日本赤十字社(以下、日赤)はこのほど、「防災の日に関する意識調査(2024年)」の結果を公表しました。調査は8月6~12日に実施、北海道・宮城・東京・愛知・大阪・広島・福岡に居住する男女1,200名から回答を得ました。能登半島地震において、日赤が救護班の派遣などを通じて被災地支援に取り組んできたことや、都市部を含む広域が被災することが予想される南海トラフ地震で自助・共助の重要性が高まっていることを受け、意識調査を実施しました。
調査では、「都市の中で災害に遭うかもしれないと考える機会」について尋ねています。回答した割合が高い順に、「半年に1回くらいの頻度」(26.3%)、「もっと少ない頻度」(22.8%)、「考えることはない」(15.6%)となり、これらをあわせると64.7%で、災害に遭うことを意識することが少ない人が半数を超えました。

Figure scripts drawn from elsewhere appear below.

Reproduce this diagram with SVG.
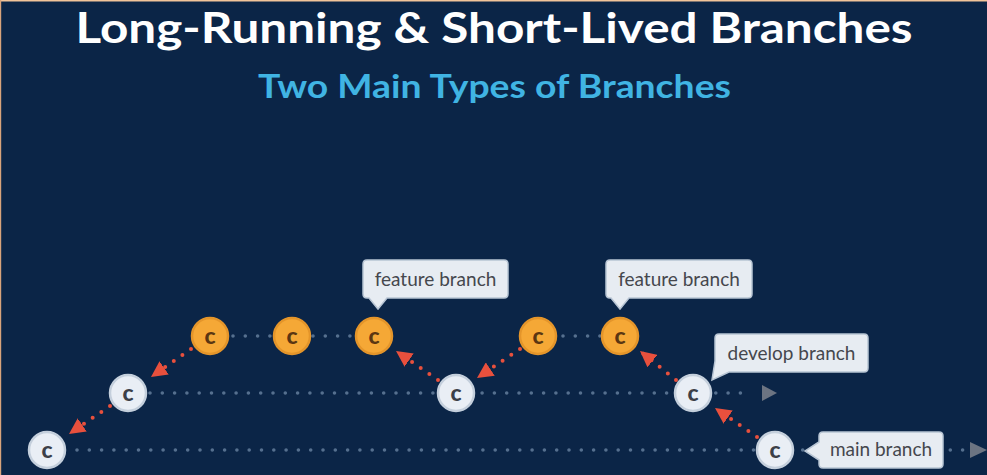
<svg xmlns="http://www.w3.org/2000/svg" width="987" height="475" viewBox="0 0 987 475">
  <style>
    .title { font-family: Lato, "Open Sans", "Liberation Sans", sans-serif; font-weight: 700; text-anchor: middle; }
    .track { stroke: #56708f; stroke-width: 3.6; stroke-linecap: round; stroke-dasharray: 0 12.3; fill: none; }
    .merge { stroke: #e8503d; stroke-width: 4; stroke-linecap: round; stroke-dasharray: 0 10.5; fill: none; marker-end: url(#redHead); }
    .commit-w circle { fill: #e9eef5; stroke: #c4cfdc; stroke-width: 2.5; }
    .commit-o circle { fill: #f5a836; stroke: #e4952a; stroke-width: 2.5; }
    .commit-w text, .commit-o text { font-family: Lato, "Liberation Sans", sans-serif; font-weight: 900; font-size: 23px; text-anchor: middle; }
    .commit-w text { fill: #3c3f48; }
    .commit-o text { fill: #5a3612; }
    .callout path { fill: #e7ecf2; stroke: #b8c5d4; stroke-width: 1.5; }
    .callout text { font-family: Lato, "Open Sans", "Liberation Sans", sans-serif; font-size: 19px; fill: #45474d; text-anchor: middle; }
  </style>
  <defs>
    <marker id="redHead" viewBox="0 0 16 16" refX="16" refY="8" markerWidth="16" markerHeight="16" markerUnits="userSpaceOnUse" orient="auto">
      <path d="M0,0 L16,8 L0,16 Z" fill="#e8503d"/>
    </marker>
  </defs>

  <!-- backdrop with thin warm edge on top and left -->
  <rect x="0" y="0" width="987" height="475" fill="#0b2547"/>
  <rect x="0" y="0" width="987" height="1.5" fill="#f2c49a"/>
  <rect x="0" y="0" width="1.2" height="475" fill="#d9a47c"/>

  <!-- headings -->
  <text class="title" x="494" y="43" font-size="42.5" fill="#ffffff" textLength="837" lengthAdjust="spacingAndGlyphs">Long-Running &amp; Short-Lived Branches</text>
  <text class="title" x="494.5" y="98" font-size="32" fill="#40b4e3" textLength="473" lengthAdjust="spacingAndGlyphs">Two Main Types of Branches</text>

  <!-- connectors: branch tracks and merge arrows -->
  <g id="connectors">
    <line class="track" x1="77" y1="450" x2="964" y2="450"/>
    <polygon points="970,442 987,450 970,458" fill="#6c7482"/>
    <line class="track" x1="150" y1="393" x2="752" y2="393"/>
    <polygon points="762,385 777,393 762,401" fill="#6c7482"/>
    <line class="track" x1="233" y1="336" x2="270" y2="336"/>
    <line class="track" x1="313" y1="336" x2="355" y2="336"/>
    <line class="track" x1="563" y1="336" x2="600" y2="336"/>

    <line class="merge" x1="191" y1="349" x2="151" y2="377"/>
    <line class="merge" x1="110" y1="406" x2="69" y2="434"/>
    <line class="merge" x1="438" y1="380" x2="396" y2="351"/>
    <line class="merge" x1="520" y1="349" x2="477" y2="378"/>
    <line class="merge" x1="676" y1="380" x2="640" y2="351"/>
    <line class="merge" x1="757" y1="437" x2="715" y2="408"/>
  </g>

  <!-- commits on main -->
  <g id="main-c1" class="commit-w"><circle cx="47" cy="450" r="18"/><text x="47" y="457.5">c</text></g>
  <g id="main-c2" class="commit-w"><circle cx="775" cy="450" r="18"/><text x="775" y="457.5">c</text></g>

  <!-- commits on develop -->
  <g id="dev-c1" class="commit-w"><circle cx="128" cy="393" r="18"/><text x="128" y="400.5">c</text></g>
  <g id="dev-c2" class="commit-w"><circle cx="456" cy="393" r="18"/><text x="456" y="400.5">c</text></g>
  <g id="dev-c3" class="commit-w"><circle cx="693" cy="393" r="18"/><text x="693" y="400.5">c</text></g>

  <!-- commits on feature branches -->
  <g id="feat1-c1" class="commit-o"><circle cx="210" cy="336" r="18"/><text x="210" y="343.5">c</text></g>
  <g id="feat1-c2" class="commit-o"><circle cx="292" cy="336" r="18"/><text x="292" y="343.5">c</text></g>
  <g id="feat1-c3" class="commit-o"><circle cx="374" cy="336" r="18"/><text x="374" y="343.5">c</text></g>
  <g id="feat2-c1" class="commit-o"><circle cx="538" cy="336" r="18"/><text x="538" y="343.5">c</text></g>
  <g id="feat2-c2" class="commit-o"><circle cx="620" cy="336" r="18"/><text x="620" y="343.5">c</text></g>

  <!-- callout labels -->
  <g id="label-feature-1" class="callout">
    <path d="M367,260 H504 Q508,260 508,264 V294 Q508,298 504,298 H387 L378,309 L369,298 H367 Q363,298 363,294 V264 Q363,260 367,260 Z"/>
    <text x="435.5" y="286">feature branch</text>
  </g>
  <g id="label-feature-2" class="callout">
    <path d="M610,260 H748 Q752,260 752,264 V294 Q752,298 748,298 H629 L620,309 L611,298 H610 Q606,298 606,294 V264 Q606,260 610,260 Z"/>
    <text x="679" y="286">feature branch</text>
  </g>
  <g id="label-develop" class="callout">
    <path d="M719,334 H864 Q868,334 868,338 V368 Q868,372 864,372 H729 L712,380 L715,361 V338 Q715,334 719,334 Z"/>
    <text x="791.5" y="360">develop branch</text>
  </g>
  <g id="label-main" class="callout">
    <path d="M823,432 H939 Q943,432 943,436 V464 Q943,468 939,468 H823 Q819,468 819,464 V460 L805,451 L819,442 V436 Q819,432 823,432 Z"/>
    <text x="881" y="456">main branch</text>
  </g>
</svg>
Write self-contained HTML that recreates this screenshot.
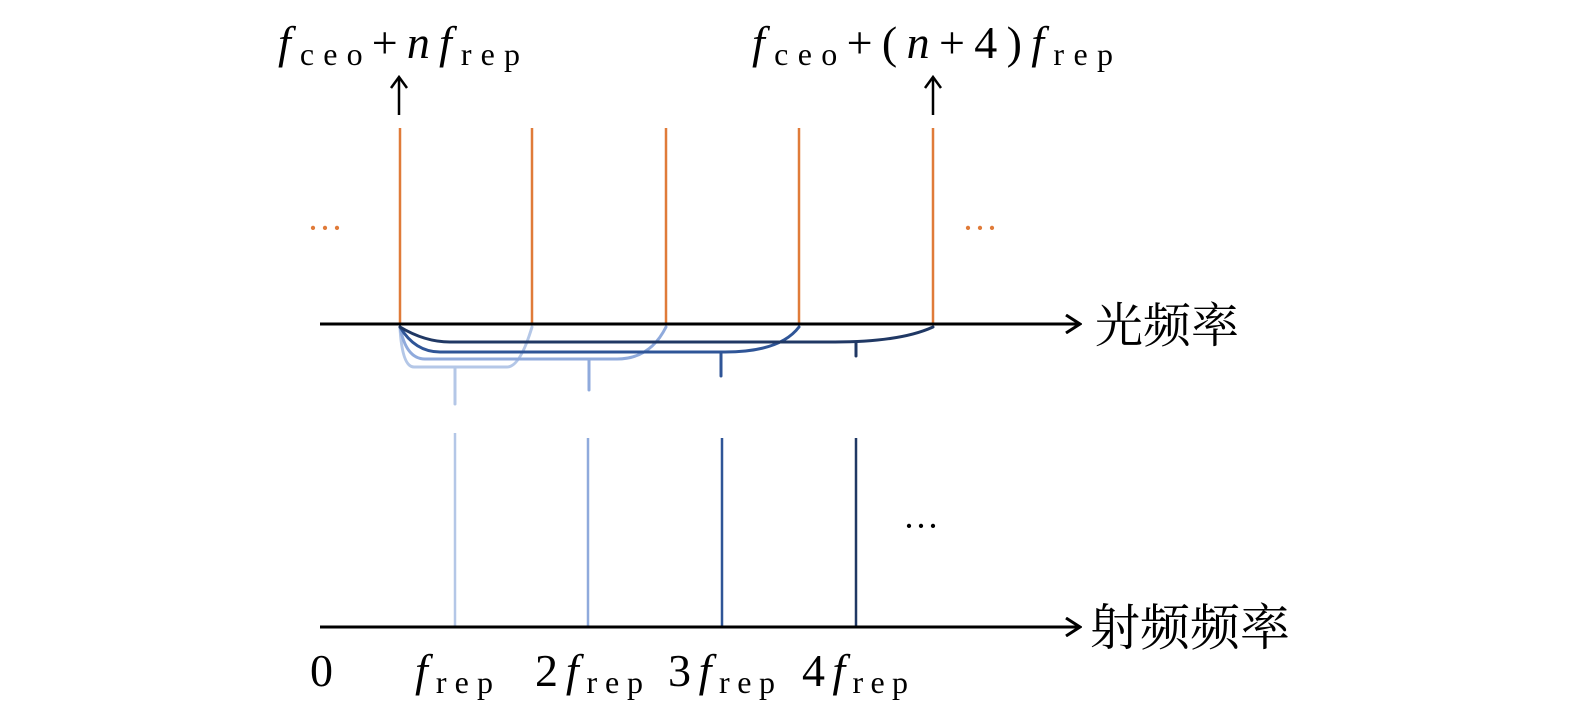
<!DOCTYPE html>
<html><head><meta charset="utf-8"><style>
html,body{margin:0;padding:0;background:#fff;}
svg{display:block}
.m{font-family:"Liberation Serif","Noto Serif CJK SC",serif;}
</style></head><body>
<svg width="1575" height="719" viewBox="0 0 1575 719" xmlns="http://www.w3.org/2000/svg" class="m">
<defs>
<marker id="ah" markerWidth="20" markerHeight="20" refX="18" refY="10" orient="auto" markerUnits="userSpaceOnUse">
<path d="M4,1 L18,10 L4,19" fill="none" stroke="#000" stroke-width="3"/>
</marker>
</defs>
<g stroke="#e07b39" stroke-width="2.5">
<line x1="400" y1="128" x2="400" y2="324"/>
<line x1="532" y1="128" x2="532" y2="324"/>
<line x1="666" y1="128" x2="666" y2="324"/>
<line x1="799" y1="128" x2="799" y2="324"/>
<line x1="933" y1="128" x2="933" y2="324"/>
</g>
<g fill="#e07b39" font-size="36"><text x="307" y="240">···</text><text x="962" y="240">···</text></g>
<g stroke="#000" stroke-width="2.5" fill="none">
<line x1="399" y1="115" x2="399" y2="78"/><path d="M391,88 L399,77 L407,88"/>
<line x1="933" y1="115" x2="933" y2="78"/><path d="M925,88 L933,77 L941,88"/>
</g>
<g fill="none" stroke-width="3" stroke-linecap="round">
<path d="M400,327 Q402,367 414,367 L507,367 Q520,367 532,327" stroke="#b4c7e7"/>
<line x1="455" y1="367" x2="455" y2="404" stroke="#b4c7e7"/>
<path d="M400,327 Q406,359 425,359 L617,359 Q650,359 666,327" stroke="#8faadc"/>
<line x1="589" y1="359" x2="589" y2="390" stroke="#8faadc"/>
<path d="M400,327 Q415,352 440,352 L725,352 Q780,352 799,327" stroke="#2f5597"/>
<line x1="721" y1="352" x2="721" y2="376" stroke="#2f5597"/>
<path d="M400,327 Q425,342 450,342 L835,342 Q900,342 933,327" stroke="#203864"/>
<line x1="856" y1="342" x2="856" y2="356" stroke="#203864"/>
</g>
<g stroke-width="2.5">
<line x1="455" y1="433" x2="455" y2="627" stroke="#b4c7e7"/>
<line x1="588" y1="438" x2="588" y2="627" stroke="#8faadc"/>
<line x1="722" y1="438" x2="722" y2="627" stroke="#2f5597"/>
<line x1="856" y1="438" x2="856" y2="627" stroke="#203864"/>
</g>
<text x="903" y="538" font-size="36">···</text>
<line x1="320" y1="324" x2="1080" y2="324" stroke="#000" stroke-width="3" marker-end="url(#ah)"/>
<line x1="320" y1="627" x2="1080" y2="627" stroke="#000" stroke-width="3" marker-end="url(#ah)"/>
<text x="1095" y="342" font-size="48">光频率</text>
<text x="1090" y="645" font-size="50">射频频率</text>
<text x="278" y="58" font-size="46" textLength="242" lengthAdjust="spacing"><tspan font-style="italic">f</tspan><tspan font-size="32" dy="7">ceo</tspan><tspan dy="-7">+</tspan><tspan font-style="italic">n</tspan><tspan font-style="italic">f</tspan><tspan font-size="32" dy="7">rep</tspan></text>
<text x="752" y="58" font-size="46" textLength="361" lengthAdjust="spacing"><tspan font-style="italic">f</tspan><tspan font-size="32" dy="7">ceo</tspan><tspan dy="-7">+(</tspan><tspan font-style="italic">n</tspan><tspan>+4)</tspan><tspan font-style="italic">f</tspan><tspan font-size="32" dy="7">rep</tspan></text>
<text x="310" y="686" font-size="46">0</text>
<text x="415" y="686" font-size="46" textLength="78" lengthAdjust="spacing"><tspan font-style="italic">f</tspan><tspan font-size="32" dy="7">rep</tspan></text>
<text x="535" y="686" font-size="46" textLength="108" lengthAdjust="spacing">2<tspan font-style="italic">f</tspan><tspan font-size="32" dy="7">rep</tspan></text>
<text x="668" y="686" font-size="46" textLength="107" lengthAdjust="spacing">3<tspan font-style="italic">f</tspan><tspan font-size="32" dy="7">rep</tspan></text>
<text x="802" y="686" font-size="46" textLength="106" lengthAdjust="spacing">4<tspan font-style="italic">f</tspan><tspan font-size="32" dy="7">rep</tspan></text>
</svg>
</body></html>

過去に緊急地震速報や避難指示などが出された際については、78.4%の人が「避難したことがない」状況であることがわかりました。2023年に行われた調査での同様の質問では、「避難したことがない」人が78.1%、「避難したことがある」人が10.3%で、1年前とほぼ変わらない結果となっています。
また、自助の取り組みとして「防災備蓄しているもの」を聞くと、「飲料水」(61.6%)、「食品」(50.8%)、「懐中電灯・ランタンなど簡易照明」(41.9%)が上位に挙がったものの、それ以外の項目(現金、携帯ラジオなどの情報源など)はほとんどが3割を下回ったとされています。
共助の意識については、「都市で災害が発生した際に周囲の人と協力し合える(必ずやる+たぶんやる)」と回答した人があわせて68.7%でした。周囲との協力を「やらない(たぶんやらない+全くやらない)」と答えた人の理由としては、「自分や家族のことで精いっぱいになるから」(41.2%)、「どのように助け合ったり協力したりすればいいかわからないから」(17.8%)などが挙げられています。
この調査結果を踏まえ日赤は、「防災・減災の取り組みどちらにおいても万全な状態には見受けられない」と指摘。自助・共助を想定した訓練と防災・減災に関する啓発活動を今後も継続するとし、いざという時に具体的な行動に移せるための備えを強化していきたいと記しています。